Furthermore, we cannot allow Brexit suck all of the oxygen from Anglo-Irish relations. Anglo-Irish relations are much more than just Brexit. Our countries are deeply entwined, economically, socially and culturally and will remain so in the post-Brexit environment. Ireland needs to actively nurture this relationship.

Last November the British-Irish Intergovernmental Conference discussed a joint paper outlining a possible model to maintain and strengthen the high level of bilateral co-operation between Ireland and the UK post-Brexit. This commitment was reaffirmed at the British-Irish Intergovernmental Conference held in May of this year. Officials on both sides have commenced the process of turning these ideas into a practical plan of work with a view to presenting a fully worked through proposal for future east-west co-operation. Can the Tánaiste give the House an update on this, please?

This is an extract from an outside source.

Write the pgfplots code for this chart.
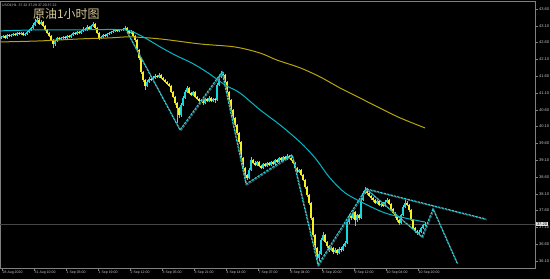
\documentclass[border=0pt]{standalone}
\usepackage{pgfplots}
\pgfplotsset{compat=1.18}
\usepackage{pgfplotstable}
\usepackage{fontspec}
\setmainfont{Liberation Sans}
\newfontfamily\cjk{Noto Sans CJK SC}
\definecolor{upc}{RGB}{20,215,225}
\definecolor{downc}{RGB}{245,240,30}
\definecolor{wickc}{RGB}{195,185,60}
\definecolor{tealma}{RGB}{0,185,200}
\definecolor{olivema}{RGB}{185,165,10}
\definecolor{trendc}{RGB}{40,210,220}
\definecolor{titlec}{RGB}{215,200,150}
\definecolor{framec}{RGB}{128,128,128}
\definecolor{labc}{RGB}{200,200,200}
\definecolor{pricec}{RGB}{70,70,70}
\definecolor{shadowc}{RGB}{90,90,90}

\pgfplotstableread{
x o h l c
1 42.74 42.80 42.71 42.77
3 42.77 42.83 42.74 42.80
5 42.80 42.83 42.71 42.74
7 42.74 42.86 42.72 42.83
9 42.83 42.86 42.77 42.80
11 42.80 42.86 42.77 42.83
13 42.83 42.89 42.80 42.86
15 42.86 42.89 42.80 42.83
17 42.83 42.92 42.80 42.89
19 42.89 42.92 42.83 42.86
21 42.86 42.92 42.83 42.89
23 42.89 42.92 42.80 42.83
25 42.83 42.89 42.80 42.86
27 42.86 42.95 42.83 42.92
29 42.92 43.01 42.89 42.98
31 42.98 43.07 42.95 43.04
33 43.04 43.19 43.01 43.13
35 43.13 43.30 43.10 43.22
37 43.22 43.36 43.19 43.27
39 43.27 43.30 43.13 43.16
41 43.16 43.27 43.13 43.22
43 43.22 43.25 43.07 43.10
45 43.10 43.13 42.95 42.98
47 42.98 43.01 42.86 42.89
49 42.89 42.92 42.77 42.80
51 42.80 42.83 42.65 42.68
53 42.68 42.71 42.44 42.56
55 42.56 42.68 42.50 42.65
57 42.65 42.77 42.62 42.74
59 42.74 42.77 42.68 42.71
61 42.71 42.77 42.68 42.74
63 42.74 42.80 42.71 42.77
65 42.77 42.80 42.71 42.74
67 42.74 42.83 42.71 42.80
69 42.80 42.83 42.74 42.77
71 42.77 42.86 42.74 42.83
73 42.83 42.92 42.80 42.89
75 42.89 42.92 42.83 42.86
77 42.86 42.95 42.83 42.92
79 42.92 42.95 42.86 42.89
81 42.89 42.98 42.86 42.95
83 42.95 43.07 42.92 43.01
85 43.01 43.04 42.95 42.98
87 42.98 43.13 42.95 43.07
89 43.07 43.10 42.98 43.01
91 43.01 43.13 42.98 43.10
93 43.10 43.22 43.07 43.16
95 43.16 43.19 43.01 43.04
97 43.04 43.07 42.86 42.89
99 42.89 42.92 42.68 42.74
101 42.74 42.80 42.71 42.77
103 42.77 42.86 42.74 42.83
105 42.83 42.86 42.77 42.80
107 42.80 42.89 42.77 42.86
109 42.86 42.92 42.83 42.89
111 42.89 42.95 42.86 42.92
113 42.92 42.98 42.89 42.95
115 42.95 43.01 42.92 42.98
117 42.98 43.01 42.92 42.95
119 42.95 43.01 42.92 42.98
121 42.98 43.01 42.95 42.98
123 42.98 43.04 42.95 43.01
125 43.01 43.10 42.98 43.04
127 43.04 43.07 42.92 42.95
129 42.95 42.98 42.86 42.89
131 42.89 42.98 42.86 42.92
133 42.92 42.95 42.77 42.80
135 42.80 42.83 42.62 42.68
137 42.68 42.71 42.32 42.38
139 42.38 42.41 42.08 42.14
141 42.14 42.17 41.67 41.73
143 41.73 41.76 41.43 41.49
145 41.49 41.52 41.19 41.31
147 41.31 41.49 41.28 41.43
149 41.43 41.58 41.40 41.52
151 41.52 41.58 41.46 41.49
153 41.49 41.61 41.46 41.55
155 41.55 41.67 41.52 41.61
157 41.61 41.64 41.55 41.58
159 41.58 41.70 41.55 41.64
161 41.64 41.67 41.52 41.55
163 41.55 41.58 41.46 41.49
165 41.49 41.52 41.40 41.43
167 41.43 41.46 41.34 41.37
169 41.37 41.40 41.28 41.31
171 41.31 41.34 41.10 41.13
173 41.13 41.16 40.95 40.98
175 40.98 41.01 40.74 40.80
177 40.80 40.83 40.21 40.65
179 40.65 40.68 40.36 40.45
181 40.45 40.80 40.39 40.75
183 40.75 41.01 40.72 40.95
185 40.95 41.19 40.92 41.13
187 41.13 41.31 41.10 41.25
189 41.25 41.28 41.07 41.10
191 41.10 41.13 41.01 41.04
193 41.04 41.16 41.01 41.13
195 41.13 41.16 40.95 40.98
197 40.98 41.01 40.89 40.92
199 40.92 40.95 40.83 40.86
201 40.86 40.92 40.83 40.89
203 40.89 40.92 40.74 40.80
205 40.80 40.95 40.77 40.92
207 40.92 40.95 40.83 40.86
209 40.86 41.01 40.83 40.95
211 40.95 40.98 40.83 40.86
213 40.86 40.95 40.83 40.92
215 40.92 40.95 40.80 40.89
217 40.89 41.40 40.86 41.34
219 41.34 41.64 41.31 41.58
221 41.58 41.76 41.55 41.67
223 41.67 41.73 41.58 41.64
225 41.64 41.67 41.40 41.43
227 41.43 41.46 41.07 41.13
229 41.13 41.16 40.83 40.89
231 40.89 40.92 40.54 40.60
233 40.60 40.63 40.30 40.36
235 40.36 40.39 40.09 40.15
237 40.15 40.18 39.85 39.91
239 39.91 39.94 39.58 39.64
241 39.64 39.67 39.11 39.17
243 39.17 39.20 38.81 38.87
245 38.87 38.90 38.42 38.66
247 38.66 38.69 38.51 38.57
249 38.57 38.87 38.54 38.81
251 38.81 39.20 38.78 39.11
253 39.11 39.14 38.99 39.02
255 39.02 39.08 38.93 38.96
257 38.96 39.08 38.93 39.05
259 39.05 39.08 38.90 38.93
261 38.93 38.96 38.84 38.87
263 38.87 39.02 38.84 38.99
265 38.99 39.02 38.90 38.93
267 38.93 39.05 38.90 39.02
269 39.02 39.05 38.93 38.96
271 38.96 39.08 38.93 39.05
273 39.05 39.08 38.96 38.99
275 38.99 39.14 38.96 39.11
277 39.11 39.14 39.02 39.05
279 39.05 39.20 39.02 39.17
281 39.17 39.20 39.08 39.11
283 39.11 39.23 39.08 39.20
285 39.20 39.23 39.11 39.14
287 39.14 39.29 39.11 39.23
289 39.23 39.26 39.14 39.17
291 39.17 39.20 39.08 39.11
293 39.11 39.14 38.99 39.02
295 39.02 39.05 38.84 38.87
297 38.87 38.90 38.72 38.75
299 38.75 38.84 38.72 38.81
301 38.81 38.84 38.63 38.66
303 38.66 38.69 38.48 38.51
305 38.51 38.54 38.25 38.31
307 38.31 38.34 38.01 38.07
309 38.07 38.10 37.77 37.83
311 37.83 37.86 37.32 37.38
313 37.38 37.41 36.82 36.88
315 36.88 36.91 36.43 36.49
317 36.49 36.52 36.04 36.19
319 36.19 36.40 36.10 36.31
321 36.31 36.79 36.28 36.73
323 36.73 36.97 36.70 36.88
325 36.88 36.91 36.64 36.67
327 36.67 36.70 36.49 36.55
329 36.55 36.58 36.37 36.43
331 36.43 36.55 36.40 36.49
333 36.49 36.52 36.31 36.37
335 36.37 36.49 36.34 36.43
337 36.43 36.46 36.28 36.34
339 36.34 36.52 36.31 36.46
341 36.46 36.52 36.37 36.43
343 36.43 36.61 36.40 36.55
345 36.55 36.70 36.52 36.64
347 36.64 37.32 36.61 37.26
349 37.26 37.50 37.20 37.44
351 37.44 37.50 37.32 37.38
353 37.38 37.62 37.35 37.56
355 37.56 37.59 37.14 37.32
357 37.32 37.50 37.26 37.47
359 37.47 37.50 37.32 37.38
361 37.38 37.98 37.35 37.92
363 37.92 38.19 37.89 38.13
365 38.13 38.31 38.10 38.22
367 38.22 38.28 38.07 38.13
369 38.13 38.16 38.01 38.04
371 38.04 38.07 37.92 37.98
373 37.98 38.01 37.86 37.92
375 37.92 37.95 37.80 37.83
377 37.83 37.92 37.80 37.89
379 37.89 37.92 37.74 37.77
381 37.77 37.83 37.71 37.80
383 37.80 37.86 37.71 37.74
385 37.74 37.92 37.71 37.86
387 37.86 37.98 37.83 37.92
389 37.92 37.95 37.77 37.80
391 37.80 37.83 37.62 37.65
393 37.65 37.68 37.50 37.53
395 37.53 37.56 37.38 37.44
397 37.44 37.47 37.26 37.32
399 37.32 37.35 37.17 37.23
401 37.23 37.50 37.20 37.47
403 37.47 37.77 37.44 37.71
405 37.71 37.92 37.68 37.83
407 37.83 37.89 37.74 37.77
409 37.77 37.80 37.56 37.62
411 37.62 37.65 37.29 37.32
413 37.32 37.35 37.02 37.08
415 37.08 37.11 36.93 36.99
417 36.99 37.02 36.87 36.93
419 36.93 37.02 36.88 36.96
421 36.96 37.11 36.93 37.08
423 37.08 37.20 37.05 37.17
425 37.17 37.26 37.14 37.21
}\bars

\begin{document}
\begin{tikzpicture}
\useasboundingbox (0,0) rectangle (550bp,279bp);
\fill[black] (0,0) rectangle (550bp,279bp);
\begin{axis}[
  at={(0bp,11bp)}, anchor=south west,
  width=535bp, height=267bp, scale only axis,
  xmin=0, xmax=535, ymin=35.892, ymax=43.838,
  clip mode=individual,
  axis line style={draw=framec, line width=0.6bp},
  tick align=outside, major tick length=3bp,
  tick style={draw=framec, line width=0.5bp},
  xtick pos=left, ytick pos=right, yticklabel pos=right,
  xtick={2,34,66,98,130,162,194,226,258,290,322,354,386,418},
  xticklabels={28 Aug 2020,31 Aug 10:00,1 Sep 03:00,1 Sep 19:00,2 Sep 12:00,3 Sep 05:00,3 Sep 21:00,4 Sep 14:00,7 Sep 07:00,8 Sep 04:00,8 Sep 20:00,9 Sep 12:00,10 Sep 04:00,10 Sep 20:00},
  xticklabel style={anchor=north west, font=\fontsize{3.5}{4}\selectfont, text=labc, inner sep=0.5bp, yshift=0.5bp},
  ytick={36.10,36.60,37.10,37.60,38.10,38.60,39.10,39.60,40.10,40.60,41.10,41.60,42.10,42.60,43.10,43.60},
  yticklabels={36.10,36.60,37.10,37.60,38.10,38.60,39.10,39.60,40.10,40.60,41.10,41.60,42.10,42.60,43.10,43.60},
  yticklabel style={anchor=west, font=\fontsize{4}{4.5}\selectfont, text=labc, inner sep=1bp},
]
% current price line
\addplot[draw=pricec, line width=0.6bp, forget plot] coordinates {(0,37.20) (535,37.20)};
% wicks
\addplot[draw=none, mark=none, forget plot,
  error bars/.cd, y dir=plus, y explicit, error mark=none,
  error bar style={draw=wickc, line width=0.6bp, solid}]
  table[x=x, y=l, y error plus expr=\thisrow{h}-\thisrow{l}] {\bars};
% up bodies
\addplot[draw=none, mark=none, forget plot,
  restrict expr to domain={\thisrow{c}-\thisrow{o}}{0:20},
  error bars/.cd, y dir=plus, y explicit, error mark=none,
  error bar style={draw=upc, line width=1.4bp, solid}]
  table[x=x, y=o, y error plus expr=\thisrow{c}-\thisrow{o}] {\bars};
% down bodies
\addplot[draw=none, mark=none, forget plot,
  restrict expr to domain={\thisrow{o}-\thisrow{c}}{0.001:20},
  error bars/.cd, y dir=plus, y explicit, error mark=none,
  error bar style={draw=downc, line width=1.4bp, solid}]
  table[x=x, y=c, y error plus expr=\thisrow{o}-\thisrow{c}] {\bars};
% slow MA
\addplot[olivema, line width=1bp, smooth, mark=none] coordinates {
(1,42.62) (40,42.65) (80,42.71) (110,42.74) (130,42.77) (160,42.71) (200,42.56) (235,42.47) (260,42.29) (277,42.08) (300,41.85) (320,41.58) (340,41.25) (360,40.95) (380,40.65) (400,40.36) (425,40.06)};
% fast MA
\addplot[tealma, line width=1bp, smooth, mark=none] coordinates {
(1,42.95) (40,42.98) (80,42.98) (115,42.99) (130,42.95) (145,42.74) (162,42.44) (177,42.20) (192,41.99) (208,41.70) (225,41.34) (240,41.10) (260,40.60) (280,40.15) (300,39.64) (315,39.17) (330,38.57) (345,38.13) (365,37.80) (385,37.53) (405,37.38) (425,37.26)};
% trend line shadows
\addplot[draw=shadowc, line width=1.1bp, dash pattern=on 2.5bp off 1bp, shift={(0.9bp,-0.9bp)}, mark=none] coordinates {
(127,42.92) (180,40.00) (222,41.73) (246,38.39) (292,39.26) (318,35.98) (366,38.25) (486,37.35)};
\addplot[draw=shadowc, line width=1.1bp, dash pattern=on 2.5bp off 1bp, shift={(0.9bp,-0.9bp)}, mark=none] coordinates {
(366,38.25) (422,36.82) (433,37.65) (457,36.04)};
% trend lines
\addplot[draw=trendc, line width=1.1bp, dash pattern=on 2.5bp off 1bp, mark=none] coordinates {
(127,42.92) (180,40.00) (222,41.73) (246,38.39) (292,39.26) (318,35.98) (366,38.25) (486,37.35)};
\addplot[draw=trendc, line width=1.1bp, dash pattern=on 2.5bp off 1bp, mark=none] coordinates {
(366,38.25) (422,36.82) (433,37.65) (457,36.04)};
\end{axis}
\node[anchor=west, fill={rgb,255:red,225;green,225;blue,225}, text=black, font=\fontsize{4}{4.5}\selectfont, inner sep=0.8bp] at (536bp,55bp) {37.20};
\node[anchor=west, text=labc, font=\fontsize{3.5}{4}\selectfont, inner sep=0pt] at (2bp,274bp) {USOil,H1\ \ 37.22 37.29 37.20 37.22};
\node[anchor=west, text=titlec, font=\cjk\fontsize{12}{12}\selectfont, inner sep=0pt] at (33bp,265bp) {原油1小时图};
\end{tikzpicture}
\end{document}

I thank the Deputy for his question.

We had a very good engagement on that issue. Both sides recognised that the EU post-Brexit will be very different. We are simply not going to see British Ministers as often because they will not be around the EU negotiating tables with us. Even with the Good Friday Agreement structures, there was an acceptance on both sides that we needed to go beyond that. The idea that we were developing at the time - myself and David Lidington were the key people co-chairing the BIIGC - was that we were developing this concept which some other EU countries have, for example, France and Germany, and Portugal and Spain, whereby they would have an annual intergovernmental conference-engagement. We would look to do that every second year in the UK and Ireland, led by the Taoiseach and the Prime Minister but also involving at least half a dozen Ministers in key areas. We are still committed to that approach. There has of course been a change in British Government and personalities. I am hoping that we will have a BIIGC in the next six weeks or so and that we can get back to focusing on that new structure in terms of making it happen.